> [Working data]:

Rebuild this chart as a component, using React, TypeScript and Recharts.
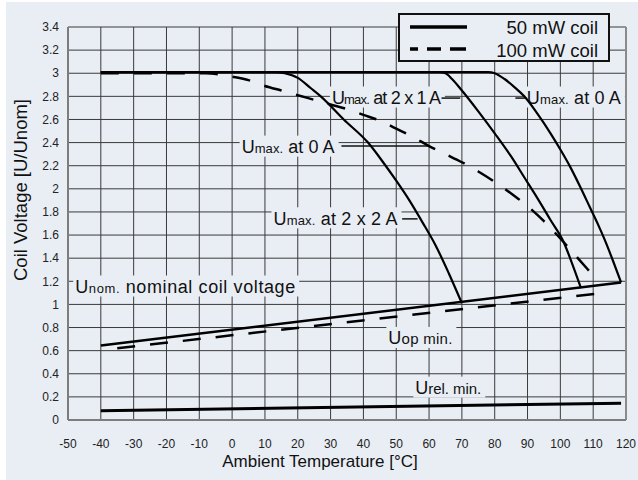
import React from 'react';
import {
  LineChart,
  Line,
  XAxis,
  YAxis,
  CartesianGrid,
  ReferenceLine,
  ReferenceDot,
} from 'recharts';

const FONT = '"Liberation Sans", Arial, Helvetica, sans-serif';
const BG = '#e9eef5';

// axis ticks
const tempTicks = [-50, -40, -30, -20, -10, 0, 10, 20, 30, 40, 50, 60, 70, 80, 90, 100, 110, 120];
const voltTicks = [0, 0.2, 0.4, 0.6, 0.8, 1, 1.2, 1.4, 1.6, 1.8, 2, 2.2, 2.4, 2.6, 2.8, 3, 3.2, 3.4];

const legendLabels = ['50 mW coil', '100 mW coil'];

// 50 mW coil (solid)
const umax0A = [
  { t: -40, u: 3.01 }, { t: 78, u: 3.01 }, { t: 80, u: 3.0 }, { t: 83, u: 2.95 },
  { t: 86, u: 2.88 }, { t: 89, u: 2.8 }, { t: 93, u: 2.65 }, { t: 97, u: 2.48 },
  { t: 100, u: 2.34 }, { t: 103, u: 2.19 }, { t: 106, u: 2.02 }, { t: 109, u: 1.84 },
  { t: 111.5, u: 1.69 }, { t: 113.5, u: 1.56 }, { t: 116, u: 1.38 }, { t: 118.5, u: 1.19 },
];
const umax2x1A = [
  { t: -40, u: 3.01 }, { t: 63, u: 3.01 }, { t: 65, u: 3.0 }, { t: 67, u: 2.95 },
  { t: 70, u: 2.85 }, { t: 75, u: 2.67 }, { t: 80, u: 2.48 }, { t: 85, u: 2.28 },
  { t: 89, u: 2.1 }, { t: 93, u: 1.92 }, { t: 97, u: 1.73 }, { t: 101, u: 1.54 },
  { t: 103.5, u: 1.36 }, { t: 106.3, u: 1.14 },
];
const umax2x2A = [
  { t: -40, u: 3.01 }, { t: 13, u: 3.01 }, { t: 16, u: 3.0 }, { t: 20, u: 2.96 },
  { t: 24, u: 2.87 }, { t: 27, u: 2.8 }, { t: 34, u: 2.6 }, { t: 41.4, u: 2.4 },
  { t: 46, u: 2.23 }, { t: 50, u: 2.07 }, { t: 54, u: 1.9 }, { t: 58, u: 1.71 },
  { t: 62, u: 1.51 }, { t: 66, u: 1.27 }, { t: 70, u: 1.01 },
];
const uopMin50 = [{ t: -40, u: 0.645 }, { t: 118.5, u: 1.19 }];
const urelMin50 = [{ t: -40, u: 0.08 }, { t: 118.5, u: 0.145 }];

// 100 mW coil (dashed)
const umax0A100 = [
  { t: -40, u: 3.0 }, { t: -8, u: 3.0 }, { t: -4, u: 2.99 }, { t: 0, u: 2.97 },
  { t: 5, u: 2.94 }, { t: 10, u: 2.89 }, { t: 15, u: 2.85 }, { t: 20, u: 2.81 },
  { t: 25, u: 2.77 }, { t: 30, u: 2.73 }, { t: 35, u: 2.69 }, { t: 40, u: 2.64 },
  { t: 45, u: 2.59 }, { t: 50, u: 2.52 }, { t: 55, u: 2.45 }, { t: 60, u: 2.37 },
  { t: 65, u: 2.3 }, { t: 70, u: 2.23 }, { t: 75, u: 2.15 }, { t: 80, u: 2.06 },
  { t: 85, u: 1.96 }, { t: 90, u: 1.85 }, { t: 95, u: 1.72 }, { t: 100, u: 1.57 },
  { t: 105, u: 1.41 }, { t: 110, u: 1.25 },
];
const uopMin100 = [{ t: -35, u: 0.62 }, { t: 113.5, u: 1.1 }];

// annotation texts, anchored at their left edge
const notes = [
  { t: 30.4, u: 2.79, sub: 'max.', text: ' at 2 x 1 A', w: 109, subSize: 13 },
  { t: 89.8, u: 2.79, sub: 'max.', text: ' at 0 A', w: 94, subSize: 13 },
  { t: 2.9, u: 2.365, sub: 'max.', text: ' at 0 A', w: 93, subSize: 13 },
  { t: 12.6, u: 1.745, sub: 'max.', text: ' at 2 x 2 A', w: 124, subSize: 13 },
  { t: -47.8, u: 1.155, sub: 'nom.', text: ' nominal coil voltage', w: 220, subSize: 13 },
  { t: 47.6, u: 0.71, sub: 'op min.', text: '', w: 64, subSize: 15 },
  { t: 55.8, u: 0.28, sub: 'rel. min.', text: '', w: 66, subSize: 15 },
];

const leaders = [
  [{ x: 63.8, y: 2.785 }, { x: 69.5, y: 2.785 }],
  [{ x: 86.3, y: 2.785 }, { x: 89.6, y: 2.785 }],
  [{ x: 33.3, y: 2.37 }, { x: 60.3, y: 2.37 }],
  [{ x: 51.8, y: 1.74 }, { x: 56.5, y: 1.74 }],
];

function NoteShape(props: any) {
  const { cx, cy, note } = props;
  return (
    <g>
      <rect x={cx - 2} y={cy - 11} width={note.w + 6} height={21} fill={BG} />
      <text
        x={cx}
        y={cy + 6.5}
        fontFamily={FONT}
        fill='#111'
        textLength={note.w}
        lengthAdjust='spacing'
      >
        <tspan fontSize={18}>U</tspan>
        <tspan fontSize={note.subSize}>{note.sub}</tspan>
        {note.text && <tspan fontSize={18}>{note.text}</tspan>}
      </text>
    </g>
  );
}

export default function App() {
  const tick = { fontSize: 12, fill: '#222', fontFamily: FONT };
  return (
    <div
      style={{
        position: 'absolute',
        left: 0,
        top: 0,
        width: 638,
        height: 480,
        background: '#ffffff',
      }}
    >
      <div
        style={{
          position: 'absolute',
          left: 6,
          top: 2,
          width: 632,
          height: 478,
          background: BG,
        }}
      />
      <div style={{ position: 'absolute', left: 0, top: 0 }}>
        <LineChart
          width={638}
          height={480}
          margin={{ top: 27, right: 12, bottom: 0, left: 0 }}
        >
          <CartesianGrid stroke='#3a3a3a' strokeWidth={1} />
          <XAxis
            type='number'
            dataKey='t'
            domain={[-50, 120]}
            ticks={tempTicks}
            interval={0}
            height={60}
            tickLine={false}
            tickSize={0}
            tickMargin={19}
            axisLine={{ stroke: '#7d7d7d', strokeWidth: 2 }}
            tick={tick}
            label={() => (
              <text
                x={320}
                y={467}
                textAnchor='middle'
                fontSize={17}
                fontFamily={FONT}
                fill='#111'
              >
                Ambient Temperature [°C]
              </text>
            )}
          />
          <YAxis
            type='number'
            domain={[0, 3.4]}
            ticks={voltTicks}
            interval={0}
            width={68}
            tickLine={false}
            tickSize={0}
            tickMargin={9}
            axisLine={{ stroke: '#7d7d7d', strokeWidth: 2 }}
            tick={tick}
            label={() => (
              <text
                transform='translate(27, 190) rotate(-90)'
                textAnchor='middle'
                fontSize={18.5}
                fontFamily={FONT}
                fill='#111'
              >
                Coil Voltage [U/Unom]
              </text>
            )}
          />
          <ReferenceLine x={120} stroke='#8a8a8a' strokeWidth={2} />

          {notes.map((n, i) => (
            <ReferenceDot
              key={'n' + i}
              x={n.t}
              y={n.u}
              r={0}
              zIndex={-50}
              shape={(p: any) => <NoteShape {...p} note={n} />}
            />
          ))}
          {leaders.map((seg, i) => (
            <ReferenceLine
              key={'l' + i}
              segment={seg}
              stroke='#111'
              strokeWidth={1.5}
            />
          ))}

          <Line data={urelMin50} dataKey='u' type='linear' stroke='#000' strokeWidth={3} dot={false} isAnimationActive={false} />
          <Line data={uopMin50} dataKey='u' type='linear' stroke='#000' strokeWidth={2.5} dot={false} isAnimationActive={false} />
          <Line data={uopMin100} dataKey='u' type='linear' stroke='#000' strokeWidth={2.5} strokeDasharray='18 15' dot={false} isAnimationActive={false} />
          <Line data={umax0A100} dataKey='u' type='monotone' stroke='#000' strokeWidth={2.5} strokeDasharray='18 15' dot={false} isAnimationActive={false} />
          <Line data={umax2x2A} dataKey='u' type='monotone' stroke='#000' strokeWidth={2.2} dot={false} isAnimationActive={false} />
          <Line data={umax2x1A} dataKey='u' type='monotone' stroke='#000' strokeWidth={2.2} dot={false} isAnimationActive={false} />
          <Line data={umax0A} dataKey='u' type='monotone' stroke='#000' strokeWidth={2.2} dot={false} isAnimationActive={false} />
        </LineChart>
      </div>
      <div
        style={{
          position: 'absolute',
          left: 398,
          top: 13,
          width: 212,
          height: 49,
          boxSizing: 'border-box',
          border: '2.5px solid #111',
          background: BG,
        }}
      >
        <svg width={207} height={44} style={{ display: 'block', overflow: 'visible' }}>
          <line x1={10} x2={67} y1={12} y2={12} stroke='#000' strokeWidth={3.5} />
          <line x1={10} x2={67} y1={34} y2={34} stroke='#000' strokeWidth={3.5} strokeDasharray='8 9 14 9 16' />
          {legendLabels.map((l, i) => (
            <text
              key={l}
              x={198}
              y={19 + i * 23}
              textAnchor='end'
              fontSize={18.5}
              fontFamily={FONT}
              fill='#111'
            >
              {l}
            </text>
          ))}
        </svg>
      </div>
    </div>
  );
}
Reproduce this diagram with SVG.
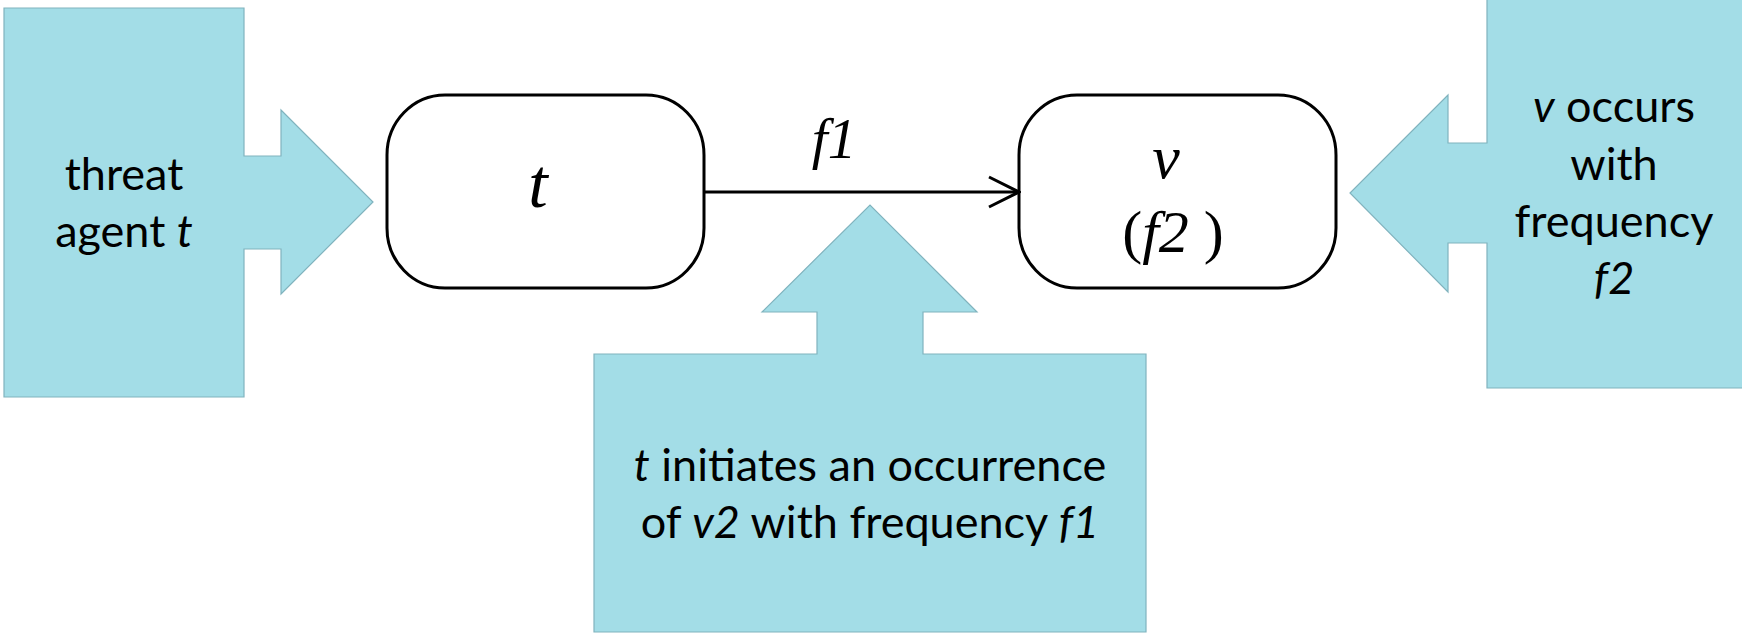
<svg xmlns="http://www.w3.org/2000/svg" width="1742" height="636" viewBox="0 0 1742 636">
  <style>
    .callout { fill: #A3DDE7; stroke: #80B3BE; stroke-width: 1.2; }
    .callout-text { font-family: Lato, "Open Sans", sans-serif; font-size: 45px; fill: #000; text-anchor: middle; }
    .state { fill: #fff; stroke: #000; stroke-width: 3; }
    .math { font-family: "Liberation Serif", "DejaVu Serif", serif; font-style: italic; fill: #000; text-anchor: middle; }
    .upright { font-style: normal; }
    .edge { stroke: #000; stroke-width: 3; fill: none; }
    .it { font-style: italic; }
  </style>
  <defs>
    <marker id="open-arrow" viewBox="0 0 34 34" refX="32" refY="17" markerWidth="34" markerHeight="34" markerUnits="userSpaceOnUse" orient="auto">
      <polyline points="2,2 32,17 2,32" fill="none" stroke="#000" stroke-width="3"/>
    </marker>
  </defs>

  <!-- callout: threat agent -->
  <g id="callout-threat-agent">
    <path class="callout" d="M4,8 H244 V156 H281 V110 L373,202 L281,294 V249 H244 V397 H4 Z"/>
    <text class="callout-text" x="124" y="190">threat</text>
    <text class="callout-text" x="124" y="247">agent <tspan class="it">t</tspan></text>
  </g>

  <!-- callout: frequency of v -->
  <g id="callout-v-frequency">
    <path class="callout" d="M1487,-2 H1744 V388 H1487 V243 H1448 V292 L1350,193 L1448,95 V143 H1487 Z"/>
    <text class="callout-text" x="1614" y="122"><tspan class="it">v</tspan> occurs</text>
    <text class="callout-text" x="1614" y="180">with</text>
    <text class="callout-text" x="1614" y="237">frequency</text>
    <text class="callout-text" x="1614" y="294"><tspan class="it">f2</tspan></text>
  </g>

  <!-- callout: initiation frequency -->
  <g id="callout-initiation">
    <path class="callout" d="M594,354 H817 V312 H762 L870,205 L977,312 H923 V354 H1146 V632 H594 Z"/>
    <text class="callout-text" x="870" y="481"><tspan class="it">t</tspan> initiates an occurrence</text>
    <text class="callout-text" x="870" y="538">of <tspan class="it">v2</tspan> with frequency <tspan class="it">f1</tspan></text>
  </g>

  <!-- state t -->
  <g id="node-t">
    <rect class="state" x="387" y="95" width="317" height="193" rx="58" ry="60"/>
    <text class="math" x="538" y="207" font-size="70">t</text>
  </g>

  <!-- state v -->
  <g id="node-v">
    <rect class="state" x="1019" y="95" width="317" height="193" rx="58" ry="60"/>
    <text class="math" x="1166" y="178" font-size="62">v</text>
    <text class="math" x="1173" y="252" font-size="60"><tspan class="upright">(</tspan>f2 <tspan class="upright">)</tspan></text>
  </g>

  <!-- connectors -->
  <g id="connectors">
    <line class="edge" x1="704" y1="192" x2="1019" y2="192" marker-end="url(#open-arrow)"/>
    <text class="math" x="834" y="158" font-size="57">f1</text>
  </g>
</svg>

> [Task details]:
Everything from the first line of the records through the line containing "const BG = '#e9eef5';" should be reproduced exactly, apart from the pictures.

> [Task response]:
Rebuild this chart as a component, using React, TypeScript and Recharts.
import React from 'react';
import {
  LineChart,
  Line,
  XAxis,
  YAxis,
  CartesianGrid,
  ReferenceLine,
  ReferenceDot,
} from 'recharts';

const FONT = '"Liberation Sans", Arial, Helvetica, sans-serif';
const BG = '#e9eef5';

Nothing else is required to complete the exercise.